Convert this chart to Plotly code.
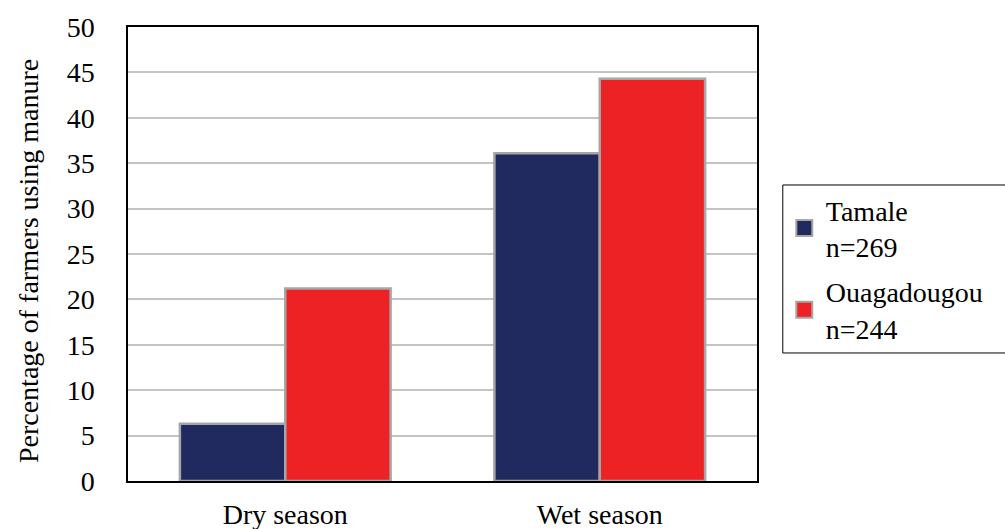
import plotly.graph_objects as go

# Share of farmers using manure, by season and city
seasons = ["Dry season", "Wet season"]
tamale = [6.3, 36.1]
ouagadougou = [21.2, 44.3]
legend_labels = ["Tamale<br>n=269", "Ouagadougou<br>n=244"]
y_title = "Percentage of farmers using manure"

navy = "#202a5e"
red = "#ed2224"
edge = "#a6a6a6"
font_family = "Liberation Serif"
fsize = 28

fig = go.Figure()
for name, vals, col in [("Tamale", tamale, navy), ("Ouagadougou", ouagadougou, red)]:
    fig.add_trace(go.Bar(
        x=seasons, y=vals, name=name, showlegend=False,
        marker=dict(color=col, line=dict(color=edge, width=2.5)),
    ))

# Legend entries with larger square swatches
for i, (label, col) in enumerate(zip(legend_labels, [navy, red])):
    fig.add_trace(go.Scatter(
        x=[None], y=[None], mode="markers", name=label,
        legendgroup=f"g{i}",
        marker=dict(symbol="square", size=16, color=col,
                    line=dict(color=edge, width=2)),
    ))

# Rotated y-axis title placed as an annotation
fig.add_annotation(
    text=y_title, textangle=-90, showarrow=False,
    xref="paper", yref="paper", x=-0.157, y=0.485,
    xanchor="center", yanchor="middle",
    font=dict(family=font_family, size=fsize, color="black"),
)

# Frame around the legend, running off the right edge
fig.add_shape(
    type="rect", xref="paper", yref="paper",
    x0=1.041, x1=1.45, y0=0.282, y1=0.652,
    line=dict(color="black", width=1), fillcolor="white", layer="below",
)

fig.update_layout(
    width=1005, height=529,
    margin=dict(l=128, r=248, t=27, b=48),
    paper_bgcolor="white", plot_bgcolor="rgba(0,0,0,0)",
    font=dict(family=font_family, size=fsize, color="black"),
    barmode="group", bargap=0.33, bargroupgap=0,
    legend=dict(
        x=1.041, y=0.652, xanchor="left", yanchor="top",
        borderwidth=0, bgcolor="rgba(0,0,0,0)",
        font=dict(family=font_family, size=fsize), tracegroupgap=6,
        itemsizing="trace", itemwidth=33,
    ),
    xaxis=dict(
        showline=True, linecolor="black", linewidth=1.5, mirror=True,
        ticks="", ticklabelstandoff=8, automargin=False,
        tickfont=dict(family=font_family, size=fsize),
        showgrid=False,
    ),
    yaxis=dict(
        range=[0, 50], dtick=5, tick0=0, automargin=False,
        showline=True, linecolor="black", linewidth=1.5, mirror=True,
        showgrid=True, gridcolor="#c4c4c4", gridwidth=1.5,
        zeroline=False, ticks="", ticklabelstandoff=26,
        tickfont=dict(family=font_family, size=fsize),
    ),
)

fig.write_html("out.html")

--------

**Written exercise:**
Omit pictures; set down the rest of the material word for word.

**Written solution:**
Convert this chart to Plotly code.
import plotly.graph_objects as go

# Share of farmers using manure, by season and city
seasons = ["Dry season", "Wet season"]
tamale = [6.3, 36.1]
ouagadougou = [21.2, 44.3]
legend_labels = ["Tamale<br>n=269", "Ouagadougou<br>n=244"]
y_title = "Percentage of farmers using manure"

navy = "#202a5e"
red = "#ed2224"
edge = "#a6a6a6"
font_family = "Liberation Serif"
fsize = 28

fig = go.Figure()
for name, vals, col in [("Tamale", tamale, navy), ("Ouagadougou", ouagadougou, red)]:
    fig.add_trace(go.Bar(
        x=seasons, y=vals, name=name, showlegend=False,
        marker=dict(color=col, line=dict(color=edge, width=2.5)),
    ))

# Legend entries with larger square swatches
for i, (label, col) in enumerate(zip(legend_labels, [navy, red])):
    fig.add_trace(go.Scatter(
        x=[None], y=[None], mode="markers", name=label,
        legendgroup=f"g{i}",
        marker=dict(symbol="square", size=16, color=col,
                    line=dict(color=edge, width=2)),
    ))

# Rotated y-axis title placed as an annotation
fig.add_annotation(
    text=y_title, textangle=-90, showarrow=False,
    xref="paper", yref="paper", x=-0.157, y=0.485,
    xanchor="center", yanchor="middle",
    font=dict(family=font_family, size=fsize, color="black"),
)

# Frame around the legend, running off the right edge
fig.add_shape(
    type="rect", xref="paper", yref="paper",
    x0=1.041, x1=1.45, y0=0.282, y1=0.652,
    line=dict(color="black", width=1), fillcolor="white", layer="below",
)

fig.update_layout(
    width=1005, height=529,
    margin=dict(l=128, r=248, t=27, b=48),
    paper_bgcolor="white", plot_bgcolor="rgba(0,0,0,0)",
    font=dict(family=font_family, size=fsize, color="black"),
    barmode="group", bargap=0.33, bargroupgap=0,
    legend=dict(
        x=1.041, y=0.652, xanchor="left", yanchor="top",
        borderwidth=0, bgcolor="rgba(0,0,0,0)",
        font=dict(family=font_family, size=fsize), tracegroupgap=6,
        itemsizing="trace", itemwidth=33,
    ),
    xaxis=dict(
        showline=True, linecolor="black", linewidth=1.5, mirror=True,
        ticks="", ticklabelstandoff=8, automargin=False,
        tickfont=dict(family=font_family, size=fsize),
        showgrid=False,
    ),
    yaxis=dict(
        range=[0, 50], dtick=5, tick0=0, automargin=False,
        showline=True, linecolor="black", linewidth=1.5, mirror=True,
        showgrid=True, gridcolor="#c4c4c4", gridwidth=1.5,
        zeroline=False, ticks="", ticklabelstandoff=26,
        tickfont=dict(family=font_family, size=fsize),
    ),
)

fig.write_html("out.html")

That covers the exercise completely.